§ Work to complete: Pictures stay out. Extract the lines below from the first one through the line with "const ticks3 = [30, 40, 50, 60, 70, 80, 90, 100];", both included.

▽

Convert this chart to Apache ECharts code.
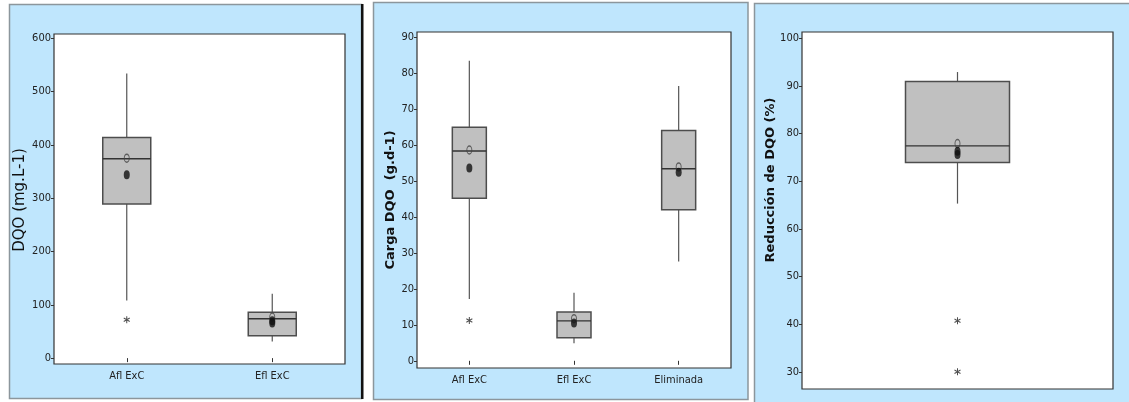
<!DOCTYPE html>
<html>
<head>
<meta charset="utf-8">
<style>
  html, body { margin: 0; padding: 0; background: #ffffff; }
  #chart { width: 1129px; height: 402px; }
</style>
<script src="https://cdn.jsdelivr.net/npm/echarts@6/dist/echarts.min.js"></script>
</head>
<body>
<div id="chart"></div>
<script>
// ---- DQO concentration (mg.L-1) ----
const cats1 = ['Afl ExC', 'Efl ExC'];
// [low whisker, Q1, median, Q3, high whisker]
const box1 = [
  [108, 289, 374, 414, 534],
  [31, 42, 74, 86, 121]
];
const outliers1 = [[0, 72]];
const hollow1 = [[0, 375], [1, 77]];
const solid1 = [[0, 344], [1, 70], [1, 66]];
const ticks1 = [0, 100, 200, 300, 400, 500, 600];

// ---- DQO load (g.d-1) ----
const cats2 = ['Afl ExC', 'Efl ExC', 'Eliminada'];
const box2 = [
  [17.2, 45.2, 58.3, 64.9, 83.4],
  [4.9, 6.4, 11.1, 13.6, 18.9],
  [27.6, 42.0, 53.4, 64.0, 76.4]
];
const outliers2 = [[0, 11.2]];
const hollow2 = [[0, 58.6], [1, 11.7], [2, 53.9]];
const solid2 = [[0, 53.6], [1, 10.5], [2, 52.4]];
const ticks2 = [0, 10, 20, 30, 40, 50, 60, 70, 80, 90];

// ---- DQO reduction (%) ----
const cats3 = [''];
const box3 = [[65.3, 73.9, 77.4, 90.9, 92.9]];
const outliers3 = [[0, 40.7], [0, 30.0]];
const hollow3 = [[0, 77.9]];
const solid3 = [[0, 76.3], [0, 75.6]];
const ticks3 = [30, 40, 50, 60, 70, 80, 90, 100];

const NARROW = '"Liberation Sans Narrow", "DejaVu Sans Condensed", "Arial Narrow", sans-serif';
const PANEL_BG = '#bfe6fd';
const PANEL_EDGE = '#8c969c';

const ASTERISK = 'path://M5 0V10M0.67 2.5L9.33 7.5M0.67 7.5L9.33 2.5';
const ELLIPSE = 'path://M0,5a5,5 0 1,0 10,0a5,5 0 1,0 -10,0Z';

function boxRenderer(boxWidth) {
  return function (params, api) {
    const x = api.value(0);
    const lo = api.coord([x, api.value(1)]);
    const q1 = api.coord([x, api.value(2)]);
    const med = api.coord([x, api.value(3)]);
    const q3 = api.coord([x, api.value(4)]);
    const hi = api.coord([x, api.value(5)]);
    const half = boxWidth / 2;
    const whisker = { stroke: '#555555', lineWidth: 1.2 };
    return {
      type: 'group',
      children: [
        { type: 'line', shape: { x1: lo[0], y1: lo[1], x2: q1[0], y2: q1[1] }, style: whisker },
        { type: 'line', shape: { x1: q3[0], y1: q3[1], x2: hi[0], y2: hi[1] }, style: whisker },
        {
          type: 'rect',
          shape: { x: q3[0] - half, y: q3[1], width: boxWidth, height: q1[1] - q3[1] },
          style: { fill: '#c0c0c0', stroke: '#4d4d4d', lineWidth: 1.5 }
        },
        {
          type: 'line',
          shape: { x1: med[0] - half, y1: med[1], x2: med[0] + half, y2: med[1] },
          style: { stroke: '#333333', lineWidth: 1.4 }
        }
      ]
    };
  };
}

function boxData(boxes) {
  return boxes.map((b, i) => [i].concat(b));
}

function panelSeries(idx, boxes, outs, hollow, solid, boxWidth) {
  return [
    {
      type: 'custom',
      xAxisIndex: idx, yAxisIndex: idx,
      renderItem: boxRenderer(boxWidth),
      encode: { x: 0, y: [1, 2, 3, 4, 5] },
      data: boxData(boxes),
      z: 2
    },
    {
      type: 'scatter', xAxisIndex: idx, yAxisIndex: idx,
      symbol: ASTERISK, symbolSize: [6, 7],
      itemStyle: { color: 'rgba(0,0,0,0)', borderColor: '#222222', borderWidth: 1.1 },
      data: outs, z: 3
    },
    {
      type: 'scatter', xAxisIndex: idx, yAxisIndex: idx,
      symbol: ELLIPSE, symbolSize: [5, 8],
      itemStyle: { color: 'rgba(0,0,0,0)', borderColor: '#444444', borderWidth: 1.2 },
      data: hollow, z: 3
    },
    {
      type: 'scatter', xAxisIndex: idx, yAxisIndex: idx,
      symbol: ELLIPSE, symbolSize: [6, 9],
      itemStyle: { color: '#111111' },
      data: solid, z: 4
    }
  ];
}

function xAxisFor(idx, cats, showLabels) {
  return {
    type: 'category', gridIndex: idx, data: cats,
    boundaryGap: true,
    axisLine: { show: false },
    axisTick: { show: showLabels, length: 4, alignWithLabel: true, lineStyle: { color: '#333' } },
    axisLabel: { show: showLabels, margin: 7, fontFamily: NARROW, fontSize: 11, color: '#222222' },
    splitLine: { show: false }
  };
}

function yAxisFor(idx, min, max, ticks) {
  return {
    type: 'value', gridIndex: idx, min: min, max: max,
    axisLine: { show: false },
    axisTick: { show: true, length: 3, customValues: ticks, lineStyle: { color: '#333' } },
    axisLabel: { margin: 3, customValues: ticks, fontFamily: NARROW, fontSize: 11, color: '#222222' },
    splitLine: { show: false }
  };
}

const gridStyle = { show: true, backgroundColor: '#ffffff', borderColor: '#333333', borderWidth: 1.2 };

const chart = echarts.init(document.getElementById('chart'), null, { renderer: 'canvas' });
chart.setOption({
  animation: false,
  backgroundColor: '#ffffff',
  graphic: [
    { type: 'rect', z: -10, shape: { x: 9.5, y: 4.5, width: 352, height: 394 },
      style: { fill: PANEL_BG, stroke: PANEL_EDGE, lineWidth: 1.5 } },
    { type: 'rect', z: -9, shape: { x: 361, y: 4, width: 2.5, height: 395 },
      style: { fill: '#111111' } },
    { type: 'rect', z: -10, shape: { x: 373.5, y: 2.5, width: 374.5, height: 397 },
      style: { fill: PANEL_BG, stroke: PANEL_EDGE, lineWidth: 1.5 } },
    { type: 'rect', z: -10, shape: { x: 754.5, y: 3.5, width: 380, height: 402 },
      style: { fill: PANEL_BG, stroke: PANEL_EDGE, lineWidth: 1.5 } },
    { type: 'text', z: 10, x: 20, y: 200, rotation: Math.PI / 2,
      style: { text: 'DQO (mg.L-1)', fill: '#111111', font: '15px "DejaVu Sans"', align: 'center', verticalAlign: 'middle' } },
    { type: 'text', z: 10, x: 391, y: 200, rotation: Math.PI / 2,
      style: { text: 'Carga DQO  (g.d-1)', fill: '#111111', font: 'bold 13px "DejaVu Sans"', align: 'center', verticalAlign: 'middle' } },
    { type: 'text', z: 10, x: 771, y: 180, rotation: Math.PI / 2,
      style: { text: 'Reducción de DQO (%)', fill: '#111111', font: 'bold 13px "DejaVu Sans"', align: 'center', verticalAlign: 'middle' } }
  ],
  grid: [
    Object.assign({ left: 54, top: 34, width: 291, height: 330 }, gridStyle),
    Object.assign({ left: 417, top: 32, width: 314, height: 336 }, gridStyle),
    Object.assign({ left: 802, top: 32, width: 311, height: 357 }, gridStyle)
  ],
  xAxis: [
    xAxisFor(0, cats1, true),
    xAxisFor(1, cats2, true),
    xAxisFor(2, cats3, false)
  ],
  yAxis: [
    yAxisFor(0, -11, 608, ticks1),
    yAxisFor(1, -2, 91.4, ticks2),
    yAxisFor(2, 26.4, 101.3, ticks3)
  ],
  series: []
    .concat(panelSeries(0, box1, outliers1, hollow1, solid1, 48))
    .concat(panelSeries(1, box2, outliers2, hollow2, solid2, 34))
    .concat(panelSeries(2, box3, outliers3, hollow3, solid3, 104))
});
</script>
</body>
</html>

△

§ Final result:
Convert this chart to Apache ECharts code.
<!DOCTYPE html>
<html>
<head>
<meta charset="utf-8">
<style>
  html, body { margin: 0; padding: 0; background: #ffffff; }
  #chart { width: 1129px; height: 402px; }
</style>
<script src="https://cdn.jsdelivr.net/npm/echarts@6/dist/echarts.min.js"></script>
</head>
<body>
<div id="chart"></div>
<script>
// ---- DQO concentration (mg.L-1) ----
const cats1 = ['Afl ExC', 'Efl ExC'];
// [low whisker, Q1, median, Q3, high whisker]
const box1 = [
  [108, 289, 374, 414, 534],
  [31, 42, 74, 86, 121]
];
const outliers1 = [[0, 72]];
const hollow1 = [[0, 375], [1, 77]];
const solid1 = [[0, 344], [1, 70], [1, 66]];
const ticks1 = [0, 100, 200, 300, 400, 500, 600];

// ---- DQO load (g.d-1) ----
const cats2 = ['Afl ExC', 'Efl ExC', 'Eliminada'];
const box2 = [
  [17.2, 45.2, 58.3, 64.9, 83.4],
  [4.9, 6.4, 11.1, 13.6, 18.9],
  [27.6, 42.0, 53.4, 64.0, 76.4]
];
const outliers2 = [[0, 11.2]];
const hollow2 = [[0, 58.6], [1, 11.7], [2, 53.9]];
const solid2 = [[0, 53.6], [1, 10.5], [2, 52.4]];
const ticks2 = [0, 10, 20, 30, 40, 50, 60, 70, 80, 90];

// ---- DQO reduction (%) ----
const cats3 = [''];
const box3 = [[65.3, 73.9, 77.4, 90.9, 92.9]];
const outliers3 = [[0, 40.7], [0, 30.0]];
const hollow3 = [[0, 77.9]];
const solid3 = [[0, 76.3], [0, 75.6]];
const ticks3 = [30, 40, 50, 60, 70, 80, 90, 100];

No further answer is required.